Verifying if the Sessions are Synchronized

This section describes how to verify if the sessions are synchronized between the sites.

The site isolation implementation requires that sessions are synchronized between the primary-secondary-primary sites. After the sites are switched, you can validate that synchronization is successful by reviewing the slots' state and indexes in both the sites. If the state of the slots and indexes is ONLINE, the synchronization status is a success. Another approach is to ensure that the local session count on both the sites match. The local session counts are synchronized between the primary and secondary site when the sessions are replicated.

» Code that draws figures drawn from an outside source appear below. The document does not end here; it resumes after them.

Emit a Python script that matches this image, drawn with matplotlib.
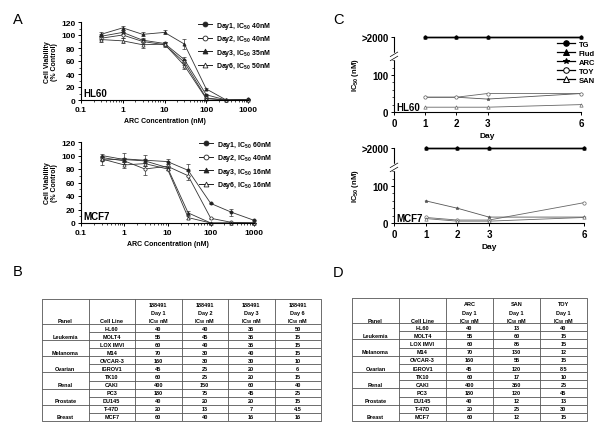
import matplotlib
matplotlib.use('Agg')
import matplotlib.pyplot as plt
from matplotlib.lines import Line2D
import numpy as np

plt.rcParams['font.family'] = ['Liberation Sans', 'DejaVu Sans']
plt.rcParams['font.weight'] = 'bold'
plt.rcParams['axes.labelweight'] = 'bold'
plt.rcParams['mathtext.fontset'] = 'custom'
plt.rcParams['mathtext.rm'] = 'Liberation Sans:bold'
plt.rcParams['mathtext.it'] = 'Liberation Sans:bold'
plt.rcParams['mathtext.bf'] = 'Liberation Sans:bold'
plt.rcParams['axes.linewidth'] = 0.8

# ---- panel A data (ARC concentration, nM) ----
conc = [0.3, 1, 3, 10, 30, 100, 300, 1000]
hl60_labels = ['Day1, IC$_{50}$ 40nM', 'Day2, IC$_{50}$ 40nM', 'Day3, IC$_{50}$ 35nM', 'Day6, IC$_{50}$ 50nM']
hl60_day1 = [98, 104, 92, 87, 62, 8, 0, 1]
hl60_day2 = [95, 100, 90, 85, 58, 3, 0, 0]
hl60_day3 = [101, 111, 101, 104, 86, 17, 0, 1]
hl60_day6 = [93, 91, 85, 86, 53, 2, 0, 0]
hl60_err1 = [4, 3, 3, 3, 4, 2, 0, 0]
hl60_err2 = [3, 4, 4, 4, 4, 1, 0, 0]
hl60_err3 = [3, 3, 3, 3, 8, 2, 0, 0]
hl60_err6 = [4, 4, 5, 3, 5, 1, 0, 0]

mcf7_labels = ['Day1, IC$_{50}$ 60nM', 'Day2, IC$_{50}$ 40nM', 'Day3, IC$_{50}$ 16nM', 'Day6, IC$_{50}$ 16nM']
mcf7_day1 = [93, 95, 93, 91, 78, 29, 16, 4]
mcf7_day2 = [97, 92, 80, 84, 70, 7, 1, 0]
mcf7_day3 = [100, 94, 92, 82, 15, 0, 0, 0]
mcf7_day6 = [95, 86, 88, 80, 8, 0, 0, 0]
mcf7_err1 = [7, 8, 8, 4, 9, 1, 5, 1]
mcf7_err2 = [3, 5, 9, 3, 7, 1, 0, 0]
mcf7_err3 = [2, 3, 3, 3, 3, 0, 0, 0]
mcf7_err6 = [3, 4, 3, 2, 2, 0, 0, 0]

# ---- panel C data (IC50, nM; 2000 means >2000) ----
days = [1, 2, 3, 6]
drugs = ['TG', 'Flud', 'ARC', 'TOY', 'SAN']
hl60_tg = [2000, 2000, 2000, 2000]
hl60_flud = [2000, 2000, 2000, 2000]
hl60_arc = [40, 40, 35, 50]
hl60_toy = [40, 40, 50, 50]
hl60_san = [13, 13, 13, 20]
mcf7_tg = [2000, 2000, 2000, 2000]
mcf7_flud = [2000, 2000, 2000, 2000]
mcf7_arc = [60, 40, 16, 16]
mcf7_toy = [15, 8, 8, 55]
mcf7_san = [12, 5, 5, 15]

# ---- tables B and D ----
panels = ['Leukemia', 'Melanoma', 'Ovarian', 'Renal', 'Prostate', 'Breast']
cell_lines = ['HL60', 'MOLT4', 'LOX IMVI', 'M14', 'OVCAR-3', 'IGROV1',
              'TK10', 'CAKI', 'PC3', 'DU145', 'T-47D', 'MCF7']
b_heads = ['188491', '188491', '188491', '188491']
b_days = ['Day 1', 'Day 2', 'Day 3', 'Day 6']
b_day1 = [40, 55, 60, 70, 160, 45, 60, 400, 180, 40, 20, 60]
b_day2 = [40, 45, 40, 30, 30, 25, 25, 150, 75, 20, 13, 40]
b_day3 = [35, 35, 35, 40, 30, 20, 20, 60, 45, 20, 7, 16]
b_day6 = [50, 15, 15, 15, 10, 6, 15, 40, 25, 15, 4.5, 16]
d_heads = ['ARC', 'SAN', 'TOY']
d_days = ['Day 1', 'Day 1', 'Day 1']
d_arc = [40, 55, 60, 70, 160, 45, 60, 400, 180, 40, 20, 60]
d_san = [13, 60, 85, 130, 55, 120, 17, 350, 120, 12, 25, 12]
d_toy = [40, 15, 15, 12, 15, 8.5, 10, 25, 45, 13, 30, 15]

W, H = 600, 431
fig = plt.figure(figsize=(W / 100, H / 100), dpi=100)


def px(x0, y0, x1, y1):
    return [x0 / W, 1 - y1 / H, (x1 - x0) / W, (y1 - y0) / H]


def style_axis(ax, size):
    for s in ['top', 'right']:
        ax.spines[s].set_visible(False)
    ax.tick_params(which='major', length=2.5, width=0.7, pad=1.5, labelsize=size)
    ax.tick_params(which='minor', length=1.3, width=0.5)


a_styles = [('o', '#222222'), ('o', 'white'), ('^', '#222222'), ('^', 'white')]


def viability(rect, series, errs, labels, name, anchor):
    ax = fig.add_axes(rect)
    handles = []
    for vals, err, lab, (mk, face) in zip(series, errs, labels, a_styles):
        ax.errorbar(conc, vals, yerr=err, fmt='none', ecolor='#333333',
                    elinewidth=0.5, capsize=1.2, capthick=0.5, clip_on=False)
        ax.plot(conc, vals, color='#333333', lw=0.6, marker=mk, ms=2.3,
                mfc=face, mec='#222222', mew=0.5, clip_on=False)
        handles.append(Line2D([], [], color='#222222', lw=0.7, marker=mk,
                              ms=3.5, mfc=face, mec='#222222', mew=0.6))
    ax.set_xscale('log')
    ax.set_xlim(0.1, 1000)
    ax.set_ylim(0, 120)
    ax.set_xticks([0.1, 1, 10, 100, 1000], labels=['0.1', '1', '10', '100', '1000'])
    ax.set_yticks([0, 20, 40, 60, 80, 100, 120])
    ax.set_yticks(np.arange(10, 120, 20), minor=True)
    style_axis(ax, 6)
    ax.set_xlabel('ARC Concentration (nM)', fontsize=5, labelpad=3)
    ax.set_ylabel('Cell Viability\n(% Control)', fontsize=5, labelpad=2, linespacing=1.0)
    ax.text(0.015, 0.03, name, transform=ax.transAxes, fontsize=7, va='bottom')
    ax.legend(handles, labels, loc='upper left', bbox_to_anchor=anchor,
              frameon=False, fontsize=5, handlelength=2.0, handletextpad=0.6,
              labelspacing=0.35, borderpad=0, borderaxespad=0)
    return ax


viability(px(81, 23, 248, 101), [hl60_day1, hl60_day2, hl60_day3, hl60_day6],
          [hl60_err1, hl60_err2, hl60_err3, hl60_err6], hl60_labels, 'HL60', (0.7, 1.03))
viability(px(81, 143, 254, 224), [mcf7_day1, mcf7_day2, mcf7_day3, mcf7_day6],
          [mcf7_err1, mcf7_err2, mcf7_err3, mcf7_err6], mcf7_labels, 'MCF7', (0.68, 1.04))


# broken y axis for panel C: linear to 150, compressed above
def fwd(v):
    v = np.asarray(v, float)
    return np.where(v <= 150, v, 150 + (v - 150) * 53 / 1850)


def inv(y):
    y = np.asarray(y, float)
    return np.where(y <= 150, y, 150 + (y - 150) * 1850 / 53)


c_styles = [('o', 'black', 'black', 1.0), ('^', 'black', 'black', 1.0),
            ('*', '#555555', '#555555', 0.6), ('o', 'white', '#666666', 0.6),
            ('^', 'white', '#666666', 0.6)]


def ic50_panel(rect, series, name, legend):
    ax = fig.add_axes(rect)
    handles = []
    for vals, (mk, face, col, lw) in zip(series, c_styles):
        ax.plot(days, vals, color=col, lw=lw, marker=mk, ms=2.4, mfc=face,
                mec=col, mew=0.5, clip_on=False)
        handles.append(Line2D([], [], color='black', lw=0.9, marker=mk, ms=4,
                              mfc='white' if face == 'white' else 'black',
                              mec='black', mew=0.7))
    ax.set_yscale('function', functions=(fwd, inv))
    ax.set_ylim(0, 2000)
    ax.set_xlim(0, 6)
    ax.set_xticks([0, 1, 2, 3, 6])
    ax.set_yticks([0, 100, 2000], labels=['0', '100', '>2000'])
    ax.set_yticks([20, 40, 60, 80, 120, 140], minor=True)
    style_axis(ax, 7)
    ax.set_xlabel('Day', fontsize=6, labelpad=3)
    ax.set_ylabel('IC$_{50}$ (nM)', fontsize=5.5, labelpad=0)
    ax.text(0.015, 0.07, name, transform=ax.transAxes, fontsize=7, va='center')
    yb = 150 / float(fwd(2000))
    ax.plot([0, 0], [yb - 0.025, yb + 0.03], transform=ax.transAxes, color='white',
            lw=2.5, clip_on=False, zorder=5)
    for dy in (-0.025, 0.03):
        ax.plot([-0.02, 0.02], [yb + dy - 0.03, yb + dy + 0.03], transform=ax.transAxes,
                color='black', lw=0.5, clip_on=False, zorder=6)
    if legend:
        ax.legend(handles, drugs, loc='upper left', bbox_to_anchor=(0.87, 0.95),
                  frameon=False, fontsize=5.5, handlelength=2.4, handletextpad=0.5,
                  labelspacing=0.2, borderpad=0, borderaxespad=0)
    return ax


ic50_panel(px(394, 38, 581, 113), [hl60_tg, hl60_flud, hl60_arc, hl60_toy, hl60_san], 'HL60', True)
ic50_panel(px(394, 149, 584, 224), [mcf7_tg, mcf7_flud, mcf7_arc, mcf7_toy, mcf7_san], 'MCF7', False)


def table(rect, heads, day_heads, columns):
    ax = fig.add_axes(rect)
    ncol = 2 + len(columns)
    nrow = len(cell_lines)
    hh = 3.09
    ax.set_xlim(0, ncol)
    ax.set_ylim(nrow + hh, 0)
    ax.axis('off')
    lc = dict(color='#555555', lw=0.6, solid_capstyle='butt')
    ax.plot([0, ncol, ncol, 0, 0], [0, 0, nrow + hh, nrow + hh, 0], clip_on=False, **lc)
    for c in range(1, ncol):
        ax.plot([c, c], [0, nrow + hh], **lc)
    ax.plot([0, ncol], [hh, hh], **lc)
    for r in range(1, nrow):
        ax.plot([0 if r % 2 == 0 else 1, ncol], [hh + r, hh + r], **lc)
    fs = 4
    ax.text(0.5, 2.72, 'Panel', ha='center', va='center', fontsize=fs)
    ax.text(1.5, 2.72, 'Cell Line', ha='center', va='center', fontsize=fs)
    for j, (h, d) in enumerate(zip(heads, day_heads)):
        ax.text(2.5 + j, 0.62, h, ha='center', va='center', fontsize=fs)
        ax.text(2.5 + j, 1.73, d, ha='center', va='center', fontsize=fs)
        ax.text(2.5 + j, 2.72, 'IC$_{50}$ nM', ha='center', va='center', fontsize=fs)
    for k, p in enumerate(panels):
        ax.text(0.5, hh + 2 * k + 1.5, p, ha='center', va='center', fontsize=fs)
    for r, cl in enumerate(cell_lines):
        ax.text(1.5, hh + r + 0.5, cl, ha='center', va='center', fontsize=fs)
        for j, col in enumerate(columns):
            ax.text(2.5 + j, hh + r + 0.5, f'{col[r]:g}', ha='center', va='center', fontsize=fs)
    return ax


table(px(42, 300, 321, 422), b_heads, b_days, [b_day1, b_day2, b_day3, b_day6])
table(px(352, 299, 587, 422), d_heads, d_days, [d_arc, d_san, d_toy])

for letter, x, y in [('A', 18, 20), ('B', 18, 272), ('C', 338, 20), ('D', 338, 273)]:
    fig.text(x / W, 1 - y / H, letter, fontsize=10.5, fontweight='normal',
             ha='center', va='center')

fig.savefig('out.png', dpi=100)
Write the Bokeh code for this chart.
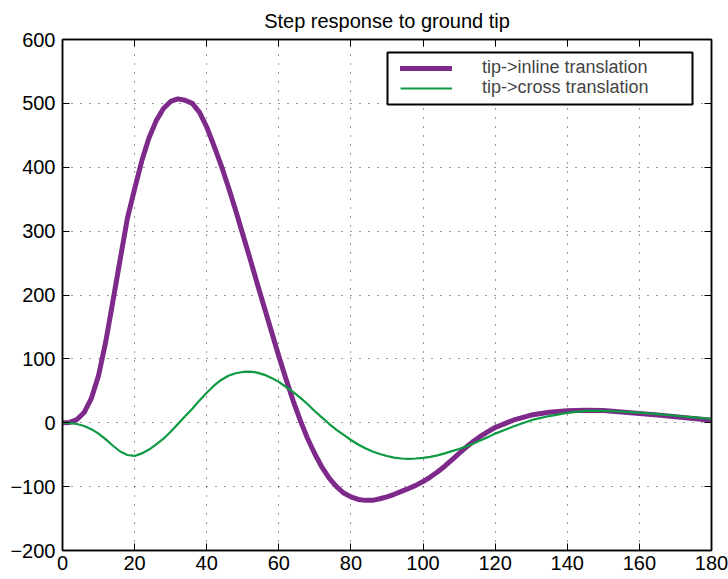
from bokeh.plotting import figure
from bokeh.models import LinearAxis, FixedTicker, Legend, LegendItem, BoxAnnotation
from bokeh.embed import file_html
from bokeh.resources import INLINE

# time samples
t = [0, 2, 4, 6, 8, 10, 12, 14, 16, 18, 20, 22, 24, 26, 28, 30, 32, 34, 36, 38,
     40, 42, 44, 46, 48, 50, 52, 54, 56, 58, 60, 62, 64, 66, 68, 70, 72, 74, 76, 78,
     80, 82, 84, 86, 88, 90, 92, 94, 96, 98, 100, 102, 104, 106, 108, 110, 112, 114,
     116, 118, 120, 125, 130, 135, 140, 145, 150, 155, 160, 165, 170, 175, 180]

# tip -> inline translation
inline_translation = [
    0, 0.5, 5, 16, 38, 74, 127, 191, 256, 320, 366, 410, 446, 473, 492, 503, 507, 505,
    500, 486, 463, 434, 403, 369, 333, 295, 257, 218, 180, 142, 104, 68, 34, 3, -25,
    -49, -70, -87, -100, -110, -116, -120, -121.5, -121.5, -119, -116, -112, -107.5,
    -103, -98, -92, -85, -77, -68, -58, -48, -38, -29, -21, -14, -7.5,
    4, 12, 16.5, 18.8, 19.6, 19, 17, 14.6, 12, 9.3, 6.5, 4]

# tip -> cross translation
cross_translation = [
    0, -0.5, -2, -5, -10, -17, -26, -36, -45, -50.5, -52, -48, -42, -34, -25, -14, -2,
    10, 22, 35, 47, 58, 67, 73.5, 77.5, 79.5, 80, 78.5, 75, 70, 64, 56, 48, 39, 29, 18,
    8, -2, -11, -19, -27, -34, -40, -45, -49, -52, -54.5, -56, -56.5, -56, -55, -53.5,
    -51, -48, -44.5, -41, -37, -32.5, -27.5, -22.5, -17,
    -6, 4, 10.5, 15.5, 18.5, 18.8, 17.5, 16, 13.5, 11, 8.5, 6]

x_ticks = [0, 20, 40, 60, 80, 100, 120, 140, 160, 180]
y_ticks = [-200, -100, 0, 100, 200, 300, 400, 500, 600]

series_labels = ["tip->inline translation", "tip->cross translation"]

FONT = "Liberation Sans"

p = figure(frame_width=649, frame_height=511,
           x_range=(0, 180), y_range=(-200, 600),
           output_backend="svg", toolbar_location=None,
           min_border_left=62, min_border_right=17,
           min_border_top=39, min_border_bottom=29,
           title="Step response to ground tip")

p.title.align = "center"
p.title.vertical_align = "middle"
p.title.text_font = FONT
p.title.text_font_style = "normal"
p.title.text_font_size = "20px"
p.title.text_color = "black"
p.title.standoff = 14

p.outline_line_color = "black"
p.outline_line_width = 1.5

# boxed frame: tick-only axes on top and right
p.add_layout(LinearAxis(), "above")
p.add_layout(LinearAxis(), "right")

for ax in p.xaxis:
    ax.ticker = FixedTicker(ticks=x_ticks)
for ax in p.yaxis:
    ax.ticker = FixedTicker(ticks=y_ticks)

for ax in list(p.xaxis) + list(p.yaxis):
    ax.axis_line_color = "black"
    ax.axis_line_width = 1.5
    ax.major_tick_in = 7
    ax.major_tick_out = 0
    ax.major_tick_line_color = "black"
    ax.minor_tick_line_color = None
    ax.major_label_text_font = FONT
    ax.major_label_text_font_size = "20px"
    ax.major_label_text_color = "black"

p.xaxis[0].major_label_standoff = 7
p.yaxis[0].major_label_standoff = 7
for ax in (p.above[0], p.right[0]):
    ax.major_label_text_font_size = "0px"
    ax.major_label_text_color = None
    ax.major_label_standoff = 0

p.xgrid.grid_line_color = "#333333"
p.ygrid.grid_line_color = "#333333"
p.xgrid.grid_line_dash = "1 8"
p.ygrid.grid_line_dash = "1 8"
p.xgrid.grid_line_width = 1
p.ygrid.grid_line_width = 1

r_inline = p.line(t, inline_translation, line_color="#7E2A8A", line_width=5,
                  line_join="round", line_cap="round")
r_cross = p.line(t, cross_translation, line_color="#0E9A42", line_width=2.2,
                 line_join="round")

# legend frame
legend_box = BoxAnnotation(left=387, right=692, top=52, bottom=104,
                           left_units="canvas", right_units="canvas",
                           top_units="canvas", bottom_units="canvas",
                           fill_color="white", fill_alpha=1,
                           line_color="black", line_alpha=1, line_width=2)
p.add_layout(legend_box)

# one legend per row so the rows sit close together
row_bottoms = [472, 452]
for label, renderer, y0 in zip(series_labels, [r_inline, r_cross], row_bottoms):
    lg = Legend(items=[LegendItem(label=label, renderers=[renderer])],
                location=(338, y0))
    lg.border_line_color = None
    lg.background_fill_alpha = 0
    lg.padding = 0
    lg.margin = 0
    lg.spacing = 0
    lg.glyph_width = 52
    lg.glyph_height = 20
    lg.label_height = 20
    lg.label_standoff = 30
    lg.label_text_font = FONT
    lg.label_text_font_size = "18px"
    p.add_layout(lg)

open("out.html", "w").write(file_html(p, INLINE))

To display the CDL status in the secondary site, use the following commands on the PCF Ops Center:

  • To display the state of slots and indexes, run the following:

    cdl show status 
  • To display the local session count details, run the following:

    cdl show sessions count summary 

Note


  • Ensure the count mismatch between the sites are minimal, as the sessions count is updated with the live traffic.

  • Ensure each slot and index instances has non-zero records and status shows "ONLINE" in "cdl show status" output.

  • Alternatively, Grafana CDL dashboard can be used to view the total number of session counts, per slot and index records in respective panels.


Verifying if the Primary Site is Up

This section describes how to confirm if the primary site is brought up successfully.

To verify whether the primary site is up, review the deployment status and percentage usage using the following commands on the PCF Ops Center:

show system status deployed 
show system status percent-ready 

Example:

The following example displays the output of the show system status deployed and show system status percent-ready commands:

system status deployed true
system status percent-ready 100.0

NOTES:

  • The deployment status of the system must be true.

  • The percentage of the system must be 100.

  • When the primary site is available, ensure to change the nf-status from UNDISCOVERABLE to REGISTERED to enable PCF to serve the SBI traffic. For information on how to change the nf-status, see Configuring the PCF Registration Status.